Along with the industry's most obvious players-entrepreneurs dreaming of hitting it big, media buyers, production houses, cable shopping channels, and fulfillment agencies and back-end shops-NIMA attracted executives from commercial online services and agencies like Chiat/Day and Ogilvy & Mather.
While scrambling to become interactive, it seems that perhaps some in the advertising industry may be realizing they missed a step: infomercials.
And thanks to voluntary media guidelines, along with stepped-up interest from blue-chip marketers and Madison Avenue, infomercials are gaining new respect.
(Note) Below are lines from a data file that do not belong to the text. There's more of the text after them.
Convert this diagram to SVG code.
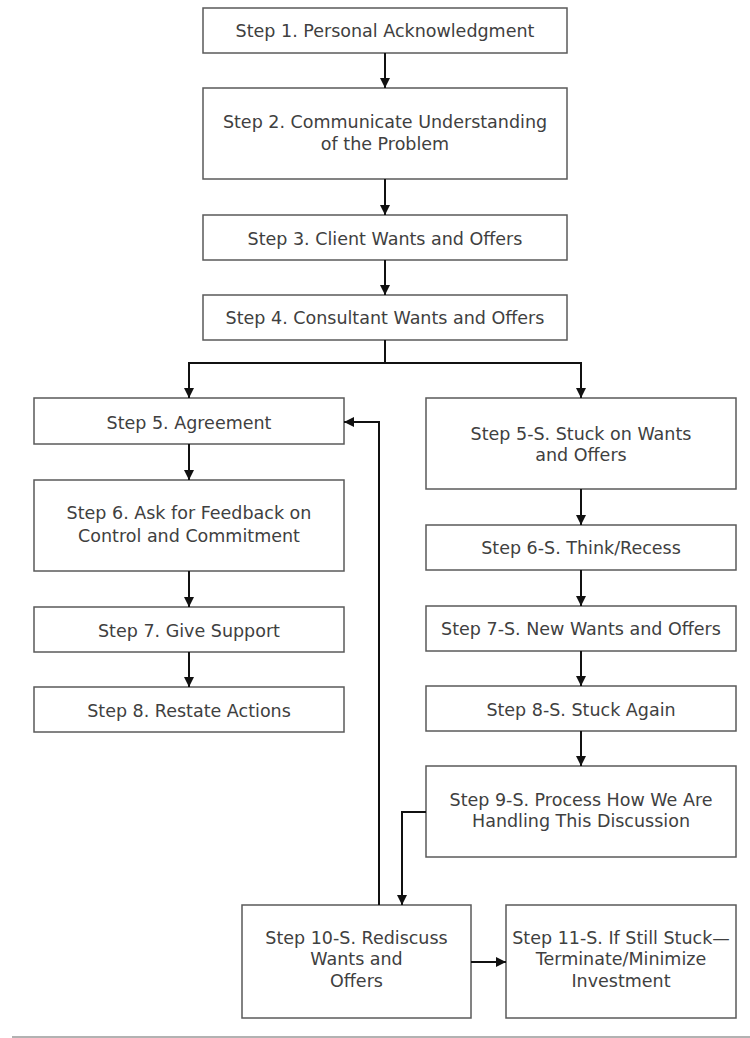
<svg xmlns="http://www.w3.org/2000/svg" width="750" height="1038" viewBox="0 0 750 1038">
<style>
.box{fill:#fff;stroke:#5a5a5a;stroke-width:1.5}
.lbl{font-family:"DejaVu Sans","Liberation Sans",sans-serif;font-size:17.5px;fill:#404040;text-anchor:middle}
.con{fill:none;stroke:#111;stroke-width:2}
</style>
<defs>
<marker id="ah" viewBox="0 0 10 10" refX="10" refY="5" markerWidth="10" markerHeight="10" markerUnits="userSpaceOnUse" orient="auto">
<path d="M0,0 L10,5 L0,10 z" fill="#111"/>
</marker>
</defs>
<rect width="750" height="1038" fill="#fff"/>
<g id="s1"><rect class="box" x="203" y="8" width="364" height="45"/><text class="lbl" x="385" y="37">Step 1. Personal Acknowledgment</text></g>
<g id="s2"><rect class="box" x="203" y="88" width="364" height="91"/><text class="lbl" x="385" y="128">Step 2. Communicate Understanding</text><text class="lbl" x="385" y="150">of the Problem</text></g>
<g id="s3"><rect class="box" x="203" y="215" width="364" height="45"/><text class="lbl" x="385" y="245">Step 3. Client Wants and Offers</text></g>
<g id="s4"><rect class="box" x="203" y="295" width="364" height="45"/><text class="lbl" x="385" y="324">Step 4. Consultant Wants and Offers</text></g>
<g id="s5"><rect class="box" x="34" y="398" width="310" height="46"/><text class="lbl" x="189" y="429">Step 5. Agreement</text></g>
<g id="s6"><rect class="box" x="34" y="480" width="310" height="91"/><text class="lbl" x="189" y="519">Step 6. Ask for Feedback on</text><text class="lbl" x="189" y="542">Control and Commitment</text></g>
<g id="s7"><rect class="box" x="34" y="607" width="310" height="45"/><text class="lbl" x="189" y="637">Step 7. Give Support</text></g>
<g id="s8"><rect class="box" x="34" y="687" width="310" height="45"/><text class="lbl" x="189" y="717">Step 8. Restate Actions</text></g>
<g id="s5s"><rect class="box" x="426" y="398" width="310" height="91"/><text class="lbl" x="581" y="440">Step 5-S. Stuck on Wants</text><text class="lbl" x="581" y="461">and Offers</text></g>
<g id="s6s"><rect class="box" x="426" y="525" width="310" height="45"/><text class="lbl" x="581" y="554">Step 6-S. Think/Recess</text></g>
<g id="s7s"><rect class="box" x="426" y="606" width="310" height="45"/><text class="lbl" x="581" y="635">Step 7-S. New Wants and Offers</text></g>
<g id="s8s"><rect class="box" x="426" y="686" width="310" height="45"/><text class="lbl" x="581" y="716">Step 8-S. Stuck Again</text></g>
<g id="s9s"><rect class="box" x="426" y="766" width="310" height="91"/><text class="lbl" x="581" y="806">Step 9-S. Process How We Are</text><text class="lbl" x="581" y="827">Handling This Discussion</text></g>
<g id="s10s"><rect class="box" x="242" y="905" width="229" height="113"/><text class="lbl" x="356.5" y="944">Step 10-S. Rediscuss</text><text class="lbl" x="356.5" y="965">Wants and</text><text class="lbl" x="356.5" y="987">Offers</text></g>
<g id="s11s"><rect class="box" x="506" y="905" width="230" height="113"/><text class="lbl" x="621" y="944">Step 11-S. If Still Stuck—</text><text class="lbl" x="621" y="965">Terminate/Minimize</text><text class="lbl" x="621" y="987">Investment</text></g>
<g id="connectors">
<path class="con" d="M385,53 V88" marker-end="url(#ah)"/>
<path class="con" d="M385,179 V215" marker-end="url(#ah)"/>
<path class="con" d="M385,260 V295" marker-end="url(#ah)"/>
<path class="con" d="M385,340 V363"/>
<path class="con" d="M385,363 H189 V398" marker-end="url(#ah)"/>
<path class="con" d="M385,363 H581 V398" marker-end="url(#ah)"/>
<path class="con" d="M189,444 V480" marker-end="url(#ah)"/>
<path class="con" d="M189,571 V607" marker-end="url(#ah)"/>
<path class="con" d="M189,652 V687" marker-end="url(#ah)"/>
<path class="con" d="M581,489 V525" marker-end="url(#ah)"/>
<path class="con" d="M581,570 V606" marker-end="url(#ah)"/>
<path class="con" d="M581,651 V686" marker-end="url(#ah)"/>
<path class="con" d="M581,731 V766" marker-end="url(#ah)"/>
<path class="con" d="M426,812 H402 V905" marker-end="url(#ah)"/>
<path class="con" d="M379,905 V422 H344" marker-end="url(#ah)"/>
<path class="con" d="M471,962 H506" marker-end="url(#ah)"/>
</g>
<line x1="12" y1="1037" x2="750" y2="1037" stroke="#999" stroke-width="1.5"/>
</svg>
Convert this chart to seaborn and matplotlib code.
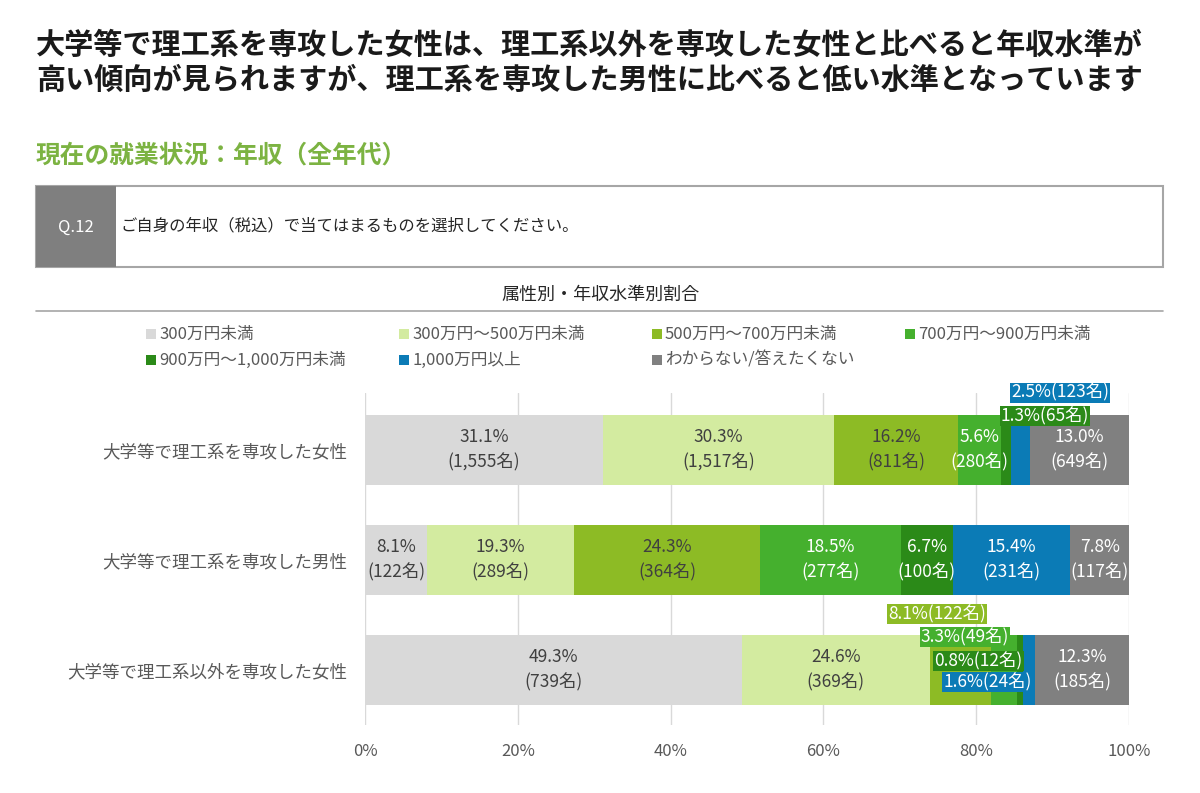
import matplotlib
matplotlib.use('Agg')
import matplotlib.pyplot as plt
from matplotlib.patches import Rectangle
from matplotlib.lines import Line2D
import seaborn as sns
import pandas as pd
import numpy as np

# ---------------- data ----------------
groups = ['大学等で理工系を専攻した女性', '大学等で理工系を専攻した男性', '大学等で理工系以外を専攻した女性']
bands = ['300万円未満', '300万円～500万円未満', '500万円～700万円未満', '700万円～900万円未満',
         '900万円～1,000万円未満', '1,000万円以上', 'わからない/答えたくない']
pct_f_stem = [31.1, 30.3, 16.2, 5.6, 1.3, 2.5, 13.0]
n_f_stem = [1555, 1517, 811, 280, 65, 123, 649]
pct_m_stem = [8.1, 19.3, 24.3, 18.5, 6.7, 15.4, 7.8]
n_m_stem = [122, 289, 364, 277, 100, 231, 117]
pct_f_other = [49.3, 24.6, 8.1, 3.3, 0.8, 1.6, 12.3]
n_f_other = [739, 369, 122, 49, 12, 24, 185]
xticks = [0, 20, 40, 60, 80, 100]

colors = ['#d9d9d9', '#d3eba0', '#8dbb25', '#45b02e', '#2b8a18', '#0b7bb6', '#808080']
text_colors = ['#404040', '#404040', '#404040', 'white', 'white', 'white', 'white']

W, H = 1200, 793
sns.set_theme(style='white')
plt.rcParams['font.family'] = ['Noto Sans CJK JP', 'DejaVu Sans']

fig = plt.figure(figsize=(W / 100, H / 100), dpi=100)
fig.patch.set_facecolor('white')

def fx(px):
    return px / W

def fy(py):
    return 1 - py / H

# ---------------- headings ----------------
fig.text(fx(36), fy(45), '大学等で理工系を専攻した女性は、理工系以外を専攻した女性と比べると年収水準が',
         fontsize=21, fontweight='bold', color='#1a1a1a', va='center', ha='left')
fig.text(fx(36), fy(80), '高い傾向が見られますが、理工系を専攻した男性に比べると低い水準となっています',
         fontsize=21, fontweight='bold', color='#1a1a1a', va='center', ha='left')
fig.text(fx(36), fy(156), '現在の就業状況：年収（全年代）', fontsize=17.8, fontweight='bold',
         color='#7cb342', va='center', ha='left')

# question box
fig.patches.append(Rectangle((fx(36), fy(267)), fx(1163 - 36), (267 - 186) / H, transform=fig.transFigure,
                             facecolor='white', edgecolor='#a6a6a6', linewidth=1.5))
fig.patches.append(Rectangle((fx(36), fy(267)), fx(116 - 36), (267 - 186) / H, transform=fig.transFigure,
                             facecolor='#7f7f7f', edgecolor='none'))
fig.text(fx(76), fy(227), 'Q.12', fontsize=12, color='white', va='center', ha='center')
fig.text(fx(120), fy(226), 'ご自身の年収（税込）で当てはまるものを選択してください。', fontsize=11.8,
         color='#262626', va='center', ha='left')

# chart title & rule
fig.text(fx(600), fy(295), '属性別・年収水準別割合', fontsize=13, color='#262626', va='center', ha='center')
fig.lines.append(Line2D([fx(36), fx(1163)], [fy(311), fy(311)], transform=fig.transFigure,
                        color='#a6a6a6', linewidth=1.2))

# legend (manual, fixed column grid)
leg_x = [146, 399, 652, 905]
leg_y = [334, 360]
for i, lab in enumerate(bands):
    r, c = divmod(i, 4)
    x0, y0 = leg_x[c], leg_y[r]
    fig.patches.append(Rectangle((fx(x0), fy(y0 + 5)), fx(10), 10 / H, transform=fig.transFigure,
                                 facecolor=colors[i], edgecolor='none'))
    fig.text(fx(x0 + 13), fy(y0), lab, fontsize=12, color='#595959', va='center', ha='left')

# ---------------- chart ----------------
ax = fig.add_axes([fx(365), fy(725), fx(764), 332 / H])

pcts = [pct_f_stem, pct_m_stem, pct_f_other]
ns = [n_f_stem, n_m_stem, n_f_other]
df = pd.DataFrame({'group': groups})
cum = np.cumsum(np.array(pcts), axis=1)
for i in range(len(bands)):
    df[f'cum{i}'] = cum[:, i]

for i in reversed(range(len(bands))):
    sns.barplot(data=df, x=f'cum{i}', y='group', color=colors[i], saturation=1, width=0.636,
                orient='h', errorbar=None, ax=ax, linewidth=0, zorder=2)

ax.set_xlim(0, 100)
ax.set_ylim(2.5, -0.518)
ax.set_xticks(xticks)
ax.set_xticklabels([f'{t}%' for t in xticks])
ax.set_xlabel('')
ax.set_ylabel('')
ax.grid(axis='x', color='#d9d9d9', linewidth=1, zorder=0)
ax.grid(axis='y', visible=False)
ax.set_axisbelow(True)
for s in ax.spines.values():
    s.set_visible(False)
ax.tick_params(axis='x', length=0, pad=13, labelsize=12, labelcolor='#595959')
ax.tick_params(axis='y', length=0, pad=13, labelsize=12.6, labelcolor='#595959')

# callouts: (row, band) -> (x centre, y centre) in data units
callouts = {
    (0, 4): (89.0, -0.31),
    (0, 5): (91.0, -0.52),
    (2, 2): (74.9, 1.49),
    (2, 3): (78.5, 1.70),
    (2, 4): (80.3, 1.92),
    (2, 5): (81.5, 2.11),
}

for r in range(3):
    left = 0.0
    for i in range(len(bands)):
        p = pcts[r][i]
        n = ns[r][i]
        c = left + p / 2
        if (r, i) in callouts:
            cx, cy = callouts[(r, i)]
            ax.text(cx, cy, f'{p:.1f}%({n:,}名)', ha='center', va='center', fontsize=12.5,
                    color='white', zorder=5,
                    bbox=dict(boxstyle='square,pad=0.06', facecolor=colors[i], edgecolor='none'))
        else:
            ax.text(c, r, f'{p:.1f}%\n({n:,}名)', ha='center', va='center', fontsize=12.5,
                    color=text_colors[i], linespacing=1.5, zorder=4)
        left += p

fig.savefig('out.png', dpi=100, facecolor='white')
"Infomercials are a terrific way to tell a complex story," said Bob Wolf, a chairman of Chiat/Day North America, Venice, Calif., and founder of Mainstreet Chiat/Day, the agency's subsidiary dedicated to infomercials. "Most agencies operate out of self-interest, and because they feel `above' infomercials, they won't produce them. But that's changing."
Not only are agencies looking at this as an opportunity to drive brand awareness and sales, but marketers and agencies are realizing infomercials are a great way to practice "creating" for interactive TV, especially by running them on online services.
America Online President Ted Leonsis challenged the industry to harness online services. "Someone here will understand how these two industries should come together. The result will be revolutionary," he said.